Thankyou Dubai, thankyou GAJ, thankyou Sukoon, thankyou American Hospital. 21 years and counting of safe, modern, stimulating life in the Emirates. This is multiculturalism working well. Secure borders, regular visa renewal, no right to stay for the unemployed, but everyone is polite and respectful, genuinely interested to talk to people from different backgrounds.

Of course it is not perfect. Sometimes it feels like living in a theme park. Wage differentials are extreme. Health and Safety on building sites has improved a lot since I first arrived, but still a work in progress. Forget about marching in the streets or even reading criticism of the government in local newspapers.

 




Still, millions of people have come here and transformed their lives and the lives of extended family back home. As Thomas Sowell says "there are no solutions, only trade-offs." Dubai has made successful trade-offs and shown other Middle Eastern countries how to engage successfully with both East and West.

I will be moving my primary base to England next April and there are many things I prefer about the country of my birth. But Dubai has been kind to me and gained my respect.

Just setting up a colonoscopy almost a year on from the surgery to remove a tumour last December. Routine check, no queues. I will miss this hospital.

 




 


Monday, October 6, 2025

CHURCH VISITS CATCHUP

More images of St Bartholomew's, Arborfield. I'm actually back in Dubai as I write this. Slowly coming round from jetlag and general exhaustion. It's always interesting to make that sudden transition between different climates and cultures.

In my last post I suggested that the chimney served a fireplace in the Vestry, but checking more carefully it could be from a boiler in the basement accessed by external steps. There is no evidence of pipework and radiators, but that could have been removed long ago. There are overhead radiant heaters now at the junction of wall and ceiling.

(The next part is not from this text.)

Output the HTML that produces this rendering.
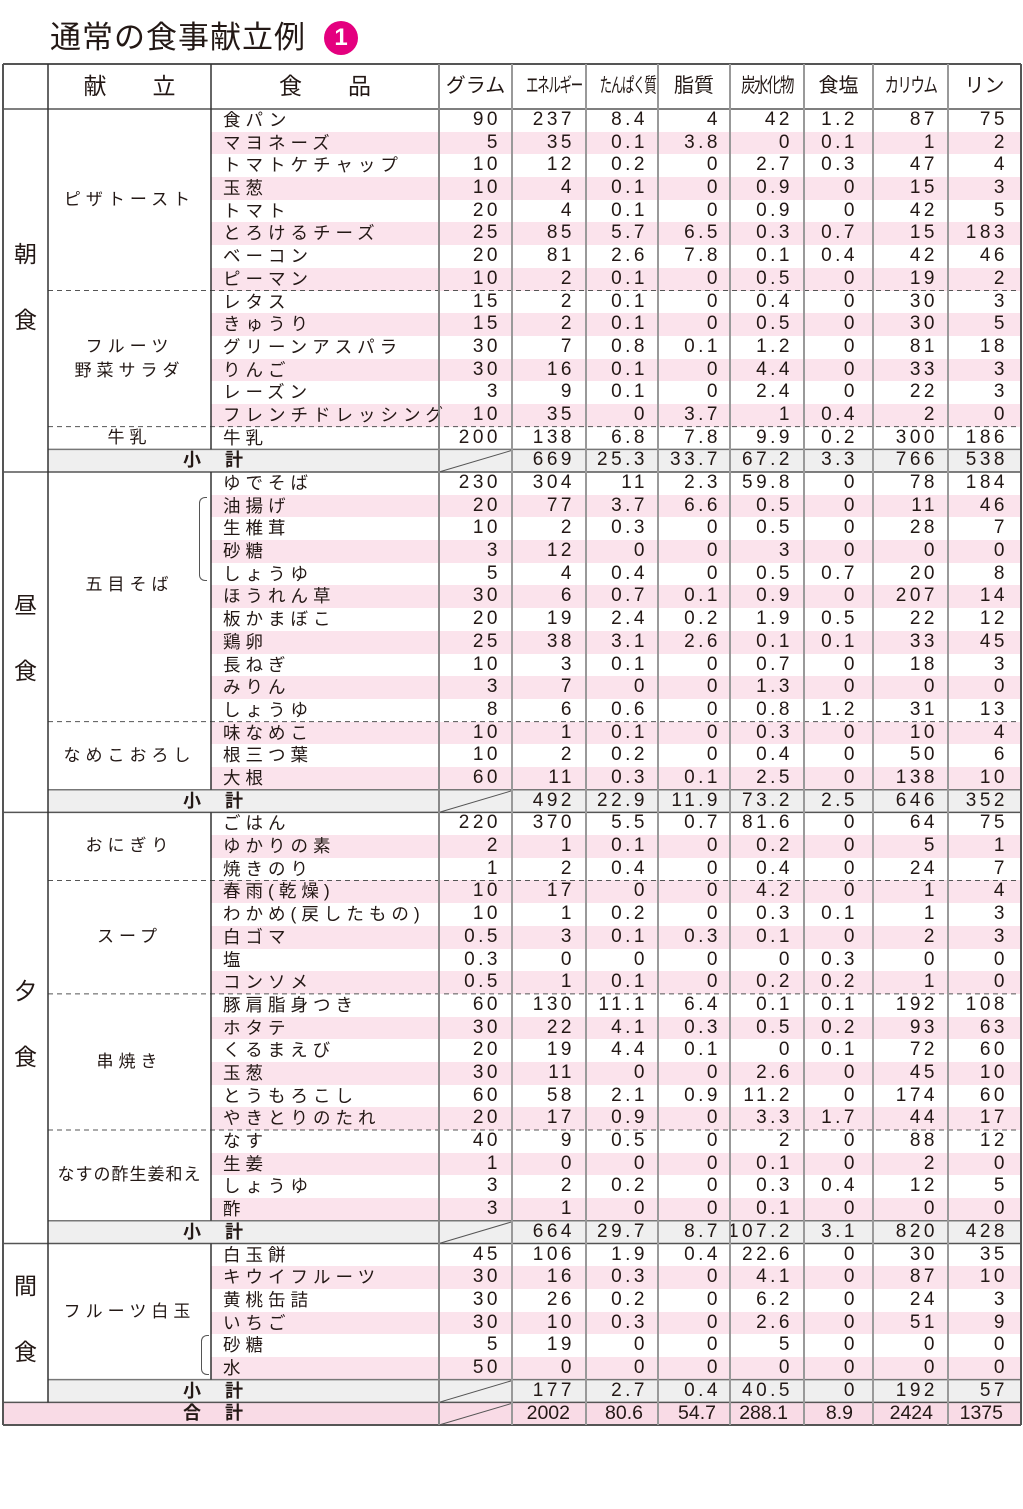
<!DOCTYPE html>
<html lang="ja"><head><meta charset="utf-8">
<style>
html,body{margin:0;padding:0;background:#fff;}
body{width:1023px;height:1509px;position:relative;overflow:hidden;font-family:"Liberation Sans","Noto Sans CJK JP",sans-serif;color:#231815;}
.a{position:absolute;box-sizing:border-box;}
.t{position:absolute;white-space:nowrap;line-height:22px;font-size:17px;}
.num{letter-spacing:3.5px;text-align:right;font-size:19px;}
.food{letter-spacing:5px;font-size:17.5px;}
</style></head><body>
<div class="t" style="left:50px;top:18px;font-size:31px;line-height:40px;letter-spacing:1px;">通常の食事献立例</div>
<div class="a" style="left:324px;top:21px;width:34px;height:34px;border-radius:50%;background:#e4007f;color:#fff;font-weight:bold;font-size:24px;line-height:34px;text-align:center;">1</div>
<div id="tbl"></div>
<script>
const meals=["朝食","昼食","夕食","間食"];
const menus=[
[["ピザトースト",8],["フルーツ|野菜サラダ",6],["牛乳",1]],
[["五目そば",11],["なめこおろし",3]],
[["おにぎり",3],["スープ",5],["串焼き",6],["なすの酢生姜和え",4]],
[["フルーツ白玉",6]]];
const foods=[
[["食パン",90,237,8.4,4,42,1.2,87,75],["マヨネーズ",5,35,0.1,3.8,0,0.1,1,2],["トマトケチャップ",10,12,0.2,0,2.7,0.3,47,4],["玉葱",10,4,0.1,0,0.9,0,15,3],["トマト",20,4,0.1,0,0.9,0,42,5],["とろけるチーズ",25,85,5.7,6.5,0.3,0.7,15,183],["ベーコン",20,81,2.6,7.8,0.1,0.4,42,46],["ピーマン",10,2,0.1,0,0.5,0,19,2],
["レタス",15,2,0.1,0,0.4,0,30,3],["きゅうり",15,2,0.1,0,0.5,0,30,5],["グリーンアスパラ",30,7,0.8,0.1,1.2,0,81,18],["りんご",30,16,0.1,0,4.4,0,33,3],["レーズン",3,9,0.1,0,2.4,0,22,3],["フレンチドレッシング",10,35,0,3.7,1,0.4,2,0],
["牛乳",200,138,6.8,7.8,9.9,0.2,300,186]],
[["ゆでそば",230,304,11,2.3,59.8,0,78,184],["油揚げ",20,77,3.7,6.6,0.5,0,11,46],["生椎茸",10,2,0.3,0,0.5,0,28,7],["砂糖",3,12,0,0,3,0,0,0],["しょうゆ",5,4,0.4,0,0.5,0.7,20,8],["ほうれん草",30,6,0.7,0.1,0.9,0,207,14],["板かまぼこ",20,19,2.4,0.2,1.9,0.5,22,12],["鶏卵",25,38,3.1,2.6,0.1,0.1,33,45],["長ねぎ",10,3,0.1,0,0.7,0,18,3],["みりん",3,7,0,0,1.3,0,0,0],["しょうゆ",8,6,0.6,0,0.8,1.2,31,13],
["味なめこ",10,1,0.1,0,0.3,0,10,4],["根三つ葉",10,2,0.2,0,0.4,0,50,6],["大根",60,11,0.3,0.1,2.5,0,138,10]],
[["ごはん",220,370,5.5,0.7,81.6,0,64,75],["ゆかりの素",2,1,0.1,0,0.2,0,5,1],["焼きのり",1,2,0.4,0,0.4,0,24,7],
["春雨(乾燥)",10,17,0,0,4.2,0,1,4],["わかめ(戻したもの)",10,1,0.2,0,0.3,0.1,1,3],["白ゴマ",0.5,3,0.1,0.3,0.1,0,2,3],["塩",0.3,0,0,0,0,0.3,0,0],["コンソメ",0.5,1,0.1,0,0.2,0.2,1,0],
["豚肩脂身つき",60,130,11.1,6.4,0.1,0.1,192,108],["ホタテ",30,22,4.1,0.3,0.5,0.2,93,63],["くるまえび",20,19,4.4,0.1,0,0.1,72,60],["玉葱",30,11,0,0,2.6,0,45,10],["とうもろこし",60,58,2.1,0.9,11.2,0,174,60],["やきとりのたれ",20,17,0.9,0,3.3,1.7,44,17],
["なす",40,9,0.5,0,2,0,88,12],["生姜",1,0,0,0,0.1,0,2,0],["しょうゆ",3,2,0.2,0,0.3,0.4,12,5],["酢",3,1,0,0,0.1,0,0,0]],
[["白玉餅",45,106,1.9,0.4,22.6,0,30,35],["キウイフルーツ",30,16,0.3,0,4.1,0,87,10],["黄桃缶詰",30,26,0.2,0,6.2,0,24,3],["いちご",30,10,0.3,0,2.6,0,51,9],["砂糖",5,19,0,0,5,0,0,0],["水",50,0,0,0,0,0,0,0]]];
const subtotals=[[669,25.3,33.7,67.2,3.3,766,538],[492,22.9,11.9,73.2,2.5,646,352],[664,29.7,8.7,107.2,3.1,820,428],[177,2.7,0.4,40.5,0,192,57]];
const grandTotal=[2002,80.6,54.7,288.1,8.9,2424,1375];
const headers=["グラム","エネルギー","たんぱく質","脂質","炭水化物","食塩","カリウム","リン"];

const T=document.getElementById('tbl');
const X=[3,48,211,439,512,586,658,730,804,873,948,1021];
const PAD=[14,14,13,12,14,18,13,16];
const TOP=64,HDR=109,H=22.69;
function box(n,l,t,w,h,st){const d=document.createElement('div');d.className='a';


d.style.cssText=`left:${l}px;top:${t}px;width:${w}px;height:${h}px;`+(st||'');T.appendChild(d);return d;}
function txt(n,s,l,t,st,cls){const d=document.createElement('div');d.className='t '+(cls||'');


d.textContent=s;d.style.cssText=`left:${l}px;top:${t}px;`+(st||'');T.appendChild(d);return d;}
function nums(vals,y,startCol,nm,plain){vals.forEach((v,i)=>{const c=startCol+i;const r=X[c+1]-PAD[c-3]+(plain?-2:3);
const d=txt(nm+'-'+(c-3),String(v),0,y,`width:${r}px;`+(plain?'letter-spacing:0;font-size:19.5px;':''),plain?'':'num');d.style.textAlign='right';});}
let row=0;const hLines=[];
meals.forEach((meal,mi)=>{
  const startRow=row;
  let fi=0;
  menus[mi].forEach((m,gi)=>{
    const gStart=row;
    for(let k=0;k<m[1];k++){
      const f=foods[mi][fi];const y=HDR+row*H;
      if(((row-startRow)%2)==1) box('stripe-row',X[2],y,X[11]-X[2],H,'background:#fbe3ec;');
      txt('food-name',f[0],X[2]+12,y,'','food');
      nums(f.slice(1),y,3,'food-value');
      row++;fi++;
    }
    const gy=HDR+gStart*H,gh=m[1]*H;
    const lines=m[0].split('|');
    txt('menu-name',lines.join('\n'),X[1],gy+gh/2-lines.length*12-(m[0]=="五目そば"?12:0),`width:${X[2]-X[1]}px;text-align:center;letter-spacing:${lines[0].length>6?1:5}px;white-space:pre;line-height:24px;`);
    if(gi<menus[mi].length-1) hLines.push([HDR+row*H,'dash']);
  });
  const sy=HDR+row*H;
  box('subtotal-row',X[1],sy,X[11]-X[1],H,'background:#efefef;');
  txt('subtotal-label','小　計',183,sy,`letter-spacing:3px;font-weight:bold;font-size:18px;`);
  nums(subtotals[mi],sy,4,'subtotal-value');
  hLines.push([sy,'sub']);
  row++;
  const my=HDR+startRow*H,mh=(row-startRow)*H;
  txt('meal-label-'+mi,meal[0],X[0],my+mh/2-50,`width:${X[1]-X[0]}px;text-align:center;font-size:23px;line-height:26px;`);
  txt('meal-label-'+mi+'b',meal[1],X[0],my+mh/2+16,`width:${X[1]-X[0]}px;text-align:center;font-size:23px;line-height:26px;`);
  hLines.push([HDR+row*H,'meal']);
});
const ty=HDR+row*H;
box('total-row',X[0],ty,X[11]-X[0],H,'background:#f9dbe6;');
txt('total-label','合　計',183,ty,`letter-spacing:3px;font-weight:bold;font-size:18px;`);
nums(grandTotal,ty,4,'total-value',true);
const bottom=ty+H;
box('bracket',199,497,8,84,'border:1px solid #555;border-right:none;border-radius:6px 0 0 6px;');
box('bracket',201,1335,8,40,'border:1px solid #555;border-right:none;border-radius:6px 0 0 6px;');
const svgNS='http://www.w3.org/2000/svg';
const svg=document.createElementNS(svgNS,'svg');svg.setAttribute('width','1023');svg.setAttribute('height','1509');


svg.style.cssText='position:absolute;left:0;top:0;';
T.appendChild(svg);
function ln(x1,y1,x2,y2,c,w,dash){const l=document.createElementNS(svgNS,'line');l.setAttribute('x1',x1);l.setAttribute('y1',y1);l.setAttribute('x2',x2);l.setAttribute('y2',y2);l.setAttribute('stroke',c);l.setAttribute('stroke-width',w);if(dash)l.setAttribute('stroke-dasharray',dash);svg.appendChild(l);}
hLines.forEach(([y,k])=>{
  if(k=='dash') ln(X[1],y,X[11],y,'#555',1,'5,4');
  else if(k=='sub'){ln(X[1],y,X[11],y,'#777',1.5);ln(X[3],y+H,X[4],y+1,'#555',1);}
  else ln(X[0],y,X[11],y,'#555',1.5);
});
ln(X[3],bottom,X[4],ty+1,'#555',1);
ln(X[0],TOP,X[11],TOP,'#555',2);ln(X[0],HDR,X[11],HDR,'#555',1.5);ln(X[0],bottom,X[11],bottom,'#555',2);
ln(X[0],TOP,X[0],bottom,'#555',2);ln(X[11],TOP,X[11],bottom,'#555',2);
ln(X[1],TOP,X[1],ty,'#333',1.5);ln(X[2],TOP,X[2],HDR,'#333',1.5);
let r2=0;meals.forEach((m,mi)=>{const n=foods[mi].length;ln(X[2],HDR+r2*H,X[2],HDR+(r2+n)*H,'#333',1.5);r2+=n+1;});
ln(X[3],TOP,X[3],bottom,'#888',2);
for(let c=4;c<11;c++) ln(X[c],TOP,X[c],bottom,'#999',2);
txt('header-menu','献　　立',X[1],TOP+8,`width:${X[2]-X[1]}px;text-align:center;font-size:23px;line-height:28px;`);
txt('header-food','食　　品',X[2],TOP+8,`width:${X[3]-X[2]}px;text-align:center;font-size:23px;line-height:28px;`);
headers.forEach((h,i)=>{const w=X[i+4]-X[i+3];const d=txt('header-'+i,h,X[i+3],TOP+9,`width:${w}px;text-align:center;font-size:20px;line-height:26px;`);
 if(h.length>=4){d.style.letterSpacing='-2px';d.style.transform='scaleX('+(h.length>=5?0.62:0.72)+')';}});
</script>
</body></html>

Mostly carpeted now, but the original floor tiling is still visible in the chancel. Typical geometric patterns and colours. We used to call these quarry tiles and they were commonly found in the kitchens of old terraced housing, laid directly on a bed of coarse sand or blast-furnace slag.

 



I like to find areas where the construction is revealed. Timber lathe providing kek for lime plaster. Like the floor tiles this is very familiar to me from my days as a jobbing builder in Sheffield in my twenties.

The north wall of the vestry is moving away at one corner. Could be the thrust of the rafters or maybe water-related settlement from the downpipe at that corner. A crack measuring device has been placed to record change over time. "Watchful waiting" as my oncologist might say.

 

 

Church no 3 from last Saturday in UK. All Saints Swallowfield. This one is medieval with a complex history of alterations & additions (par for the course.)  There is a Norman core, including a splendid North doorway, no longer in use and superseded by a timber-framed south porch. I take this to signify a change from the main entrance facing the lord of the Manor to one that faces the village.



 

The bell tower is also a later edition and timber framed with brick infill. Quite distinctive in its form and to my eye attractive in its idiosyncrasy. The rest of the church is flint faced with stone trim. Plain tile roof, typically Hampshire. Some delightful carved stone detail ranging from the chevrons around the old door, to modestly voluptuous window tracery, and a sun dial projecting out at an angle.  Attempting to come closer to a true south-facing orientation I guess. Not sure why the original church was almost 30 degrees off the traditional East-West alignment. Maybe a reason will emerge over time.  It’s almost at right angles to the river and to the road, but why would that matter?

 


There is a floor grille running down the central aisle (heating pipes, defunct?) which will please my friend David Wood. Not easy to spot on these images. One puzzle though. I didn’t spot a chimney, or any access down to a basement boiler. The grill is Victorian looking, so surely coal-fired.  Maybe the flue was capped off? Seems a bit odd.

Anyway another successful image-gathering session for an intriguing old church. One more to come from that day with my long-time friends from Reading.  A hearty thanks to them.